*DIRECTIVE*:
Output each entry verbatim and exclude every picture from it.

*GIVEN DATA*:
☆ ☆ ☆ ☆

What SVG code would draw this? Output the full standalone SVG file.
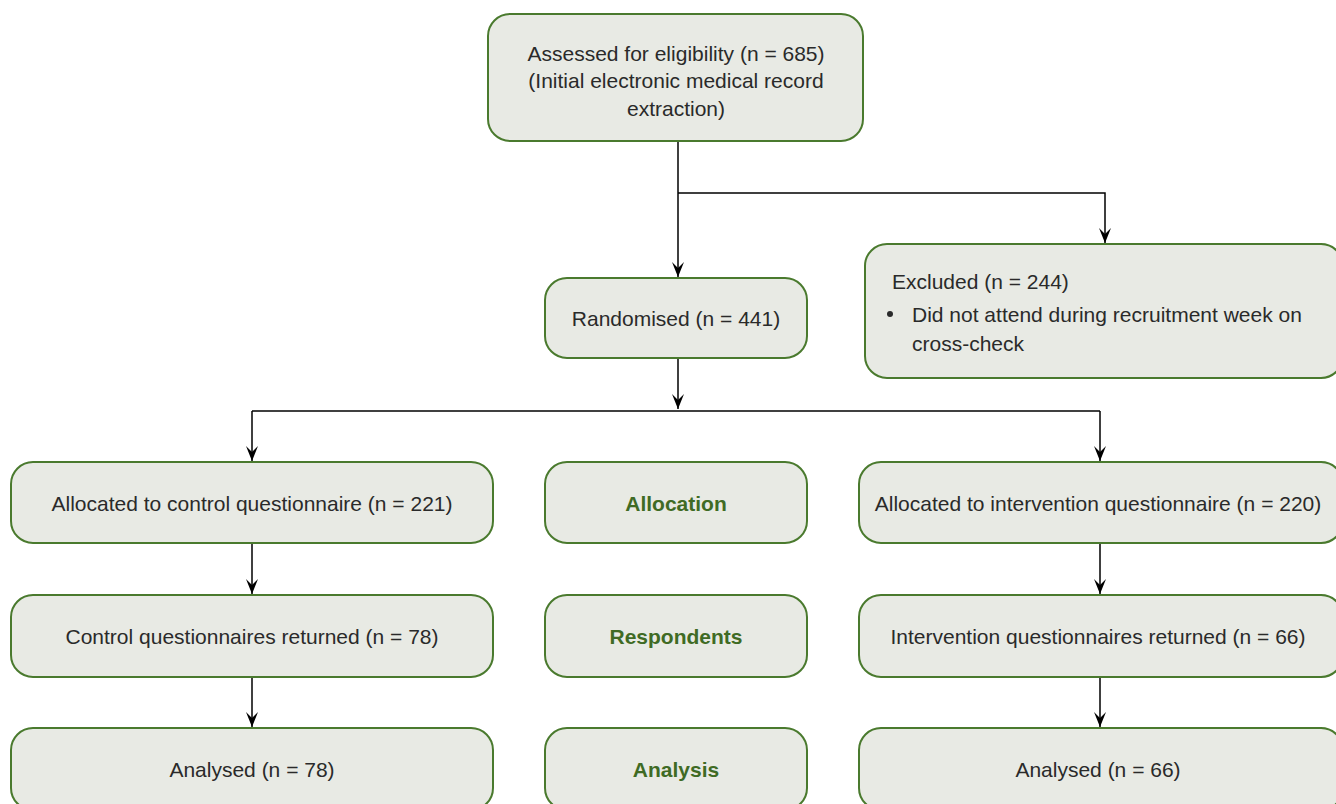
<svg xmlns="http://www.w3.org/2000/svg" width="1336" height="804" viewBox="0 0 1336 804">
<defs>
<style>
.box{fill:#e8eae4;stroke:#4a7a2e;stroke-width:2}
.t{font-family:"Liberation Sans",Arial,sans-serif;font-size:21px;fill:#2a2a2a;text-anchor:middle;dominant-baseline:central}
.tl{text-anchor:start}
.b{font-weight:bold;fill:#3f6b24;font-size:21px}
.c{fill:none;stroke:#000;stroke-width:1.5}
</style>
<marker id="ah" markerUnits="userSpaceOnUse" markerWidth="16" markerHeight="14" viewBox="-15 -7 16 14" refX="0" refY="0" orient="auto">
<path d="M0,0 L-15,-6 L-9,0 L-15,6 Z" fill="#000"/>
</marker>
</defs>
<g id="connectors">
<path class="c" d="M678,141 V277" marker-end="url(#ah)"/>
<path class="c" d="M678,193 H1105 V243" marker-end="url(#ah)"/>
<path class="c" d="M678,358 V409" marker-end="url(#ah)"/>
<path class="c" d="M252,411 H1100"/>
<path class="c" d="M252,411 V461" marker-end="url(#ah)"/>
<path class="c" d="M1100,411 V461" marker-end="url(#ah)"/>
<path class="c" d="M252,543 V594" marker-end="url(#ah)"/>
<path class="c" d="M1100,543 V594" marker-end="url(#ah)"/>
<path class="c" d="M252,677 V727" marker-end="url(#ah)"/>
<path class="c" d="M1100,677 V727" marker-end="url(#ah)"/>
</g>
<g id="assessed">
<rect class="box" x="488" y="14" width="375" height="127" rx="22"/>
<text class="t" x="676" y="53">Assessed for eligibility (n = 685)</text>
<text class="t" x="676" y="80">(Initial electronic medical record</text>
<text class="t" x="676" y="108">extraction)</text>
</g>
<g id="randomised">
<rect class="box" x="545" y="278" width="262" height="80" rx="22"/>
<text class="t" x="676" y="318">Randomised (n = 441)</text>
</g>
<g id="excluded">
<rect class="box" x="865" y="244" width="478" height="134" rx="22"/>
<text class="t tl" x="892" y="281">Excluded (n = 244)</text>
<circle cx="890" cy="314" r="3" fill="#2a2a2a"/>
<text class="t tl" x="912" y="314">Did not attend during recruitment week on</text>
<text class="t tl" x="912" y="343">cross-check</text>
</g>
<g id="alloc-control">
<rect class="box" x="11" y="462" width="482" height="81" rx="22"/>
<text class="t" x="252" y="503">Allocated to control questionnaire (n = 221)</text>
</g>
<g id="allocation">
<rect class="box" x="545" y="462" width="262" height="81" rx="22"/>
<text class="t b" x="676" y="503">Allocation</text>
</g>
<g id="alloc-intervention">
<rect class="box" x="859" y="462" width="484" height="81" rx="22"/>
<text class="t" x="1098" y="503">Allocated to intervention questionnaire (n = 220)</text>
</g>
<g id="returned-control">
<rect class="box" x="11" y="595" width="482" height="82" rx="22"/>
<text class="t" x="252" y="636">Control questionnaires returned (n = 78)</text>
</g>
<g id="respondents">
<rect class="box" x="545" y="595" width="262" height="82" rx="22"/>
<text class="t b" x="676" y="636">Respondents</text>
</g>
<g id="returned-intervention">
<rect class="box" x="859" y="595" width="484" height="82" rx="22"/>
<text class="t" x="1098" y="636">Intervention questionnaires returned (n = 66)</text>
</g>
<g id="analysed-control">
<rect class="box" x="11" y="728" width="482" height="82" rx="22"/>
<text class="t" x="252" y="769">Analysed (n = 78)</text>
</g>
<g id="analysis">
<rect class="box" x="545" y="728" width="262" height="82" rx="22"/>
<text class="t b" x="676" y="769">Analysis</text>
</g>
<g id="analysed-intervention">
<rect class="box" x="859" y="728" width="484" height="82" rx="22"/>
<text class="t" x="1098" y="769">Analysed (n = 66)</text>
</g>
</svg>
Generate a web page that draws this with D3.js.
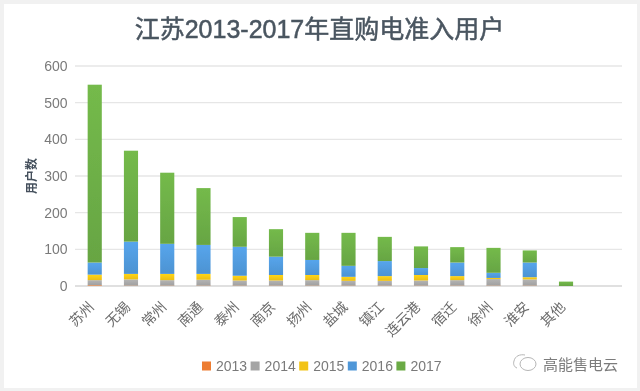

☆ ☆ ☆ ☆

*ANSWER FOR THE TASK*:
What SVG code would draw this? Output the full standalone SVG file.
<svg xmlns="http://www.w3.org/2000/svg" width="1336" height="804" viewBox="0 0 1336 804">
<defs>
<style>
.box{fill:#e8eae4;stroke:#4a7a2e;stroke-width:2}
.t{font-family:"Liberation Sans",Arial,sans-serif;font-size:21px;fill:#2a2a2a;text-anchor:middle;dominant-baseline:central}
.tl{text-anchor:start}
.b{font-weight:bold;fill:#3f6b24;font-size:21px}
.c{fill:none;stroke:#000;stroke-width:1.5}
</style>
<marker id="ah" markerUnits="userSpaceOnUse" markerWidth="16" markerHeight="14" viewBox="-15 -7 16 14" refX="0" refY="0" orient="auto">
<path d="M0,0 L-15,-6 L-9,0 L-15,6 Z" fill="#000"/>
</marker>
</defs>
<g id="connectors">
<path class="c" d="M678,141 V277" marker-end="url(#ah)"/>
<path class="c" d="M678,193 H1105 V243" marker-end="url(#ah)"/>
<path class="c" d="M678,358 V409" marker-end="url(#ah)"/>
<path class="c" d="M252,411 H1100"/>
<path class="c" d="M252,411 V461" marker-end="url(#ah)"/>
<path class="c" d="M1100,411 V461" marker-end="url(#ah)"/>
<path class="c" d="M252,543 V594" marker-end="url(#ah)"/>
<path class="c" d="M1100,543 V594" marker-end="url(#ah)"/>
<path class="c" d="M252,677 V727" marker-end="url(#ah)"/>
<path class="c" d="M1100,677 V727" marker-end="url(#ah)"/>
</g>
<g id="assessed">
<rect class="box" x="488" y="14" width="375" height="127" rx="22"/>
<text class="t" x="676" y="53">Assessed for eligibility (n = 685)</text>
<text class="t" x="676" y="80">(Initial electronic medical record</text>
<text class="t" x="676" y="108">extraction)</text>
</g>
<g id="randomised">
<rect class="box" x="545" y="278" width="262" height="80" rx="22"/>
<text class="t" x="676" y="318">Randomised (n = 441)</text>
</g>
<g id="excluded">
<rect class="box" x="865" y="244" width="478" height="134" rx="22"/>
<text class="t tl" x="892" y="281">Excluded (n = 244)</text>
<circle cx="890" cy="314" r="3" fill="#2a2a2a"/>
<text class="t tl" x="912" y="314">Did not attend during recruitment week on</text>
<text class="t tl" x="912" y="343">cross-check</text>
</g>
<g id="alloc-control">
<rect class="box" x="11" y="462" width="482" height="81" rx="22"/>
<text class="t" x="252" y="503">Allocated to control questionnaire (n = 221)</text>
</g>
<g id="allocation">
<rect class="box" x="545" y="462" width="262" height="81" rx="22"/>
<text class="t b" x="676" y="503">Allocation</text>
</g>
<g id="alloc-intervention">
<rect class="box" x="859" y="462" width="484" height="81" rx="22"/>
<text class="t" x="1098" y="503">Allocated to intervention questionnaire (n = 220)</text>
</g>
<g id="returned-control">
<rect class="box" x="11" y="595" width="482" height="82" rx="22"/>
<text class="t" x="252" y="636">Control questionnaires returned (n = 78)</text>
</g>
<g id="respondents">
<rect class="box" x="545" y="595" width="262" height="82" rx="22"/>
<text class="t b" x="676" y="636">Respondents</text>
</g>
<g id="returned-intervention">
<rect class="box" x="859" y="595" width="484" height="82" rx="22"/>
<text class="t" x="1098" y="636">Intervention questionnaires returned (n = 66)</text>
</g>
<g id="analysed-control">
<rect class="box" x="11" y="728" width="482" height="82" rx="22"/>
<text class="t" x="252" y="769">Analysed (n = 78)</text>
</g>
<g id="analysis">
<rect class="box" x="545" y="728" width="262" height="82" rx="22"/>
<text class="t b" x="676" y="769">Analysis</text>
</g>
<g id="analysed-intervention">
<rect class="box" x="859" y="728" width="484" height="82" rx="22"/>
<text class="t" x="1098" y="769">Analysed (n = 66)</text>
</g>
</svg>
Generate a web page that draws this with D3.js.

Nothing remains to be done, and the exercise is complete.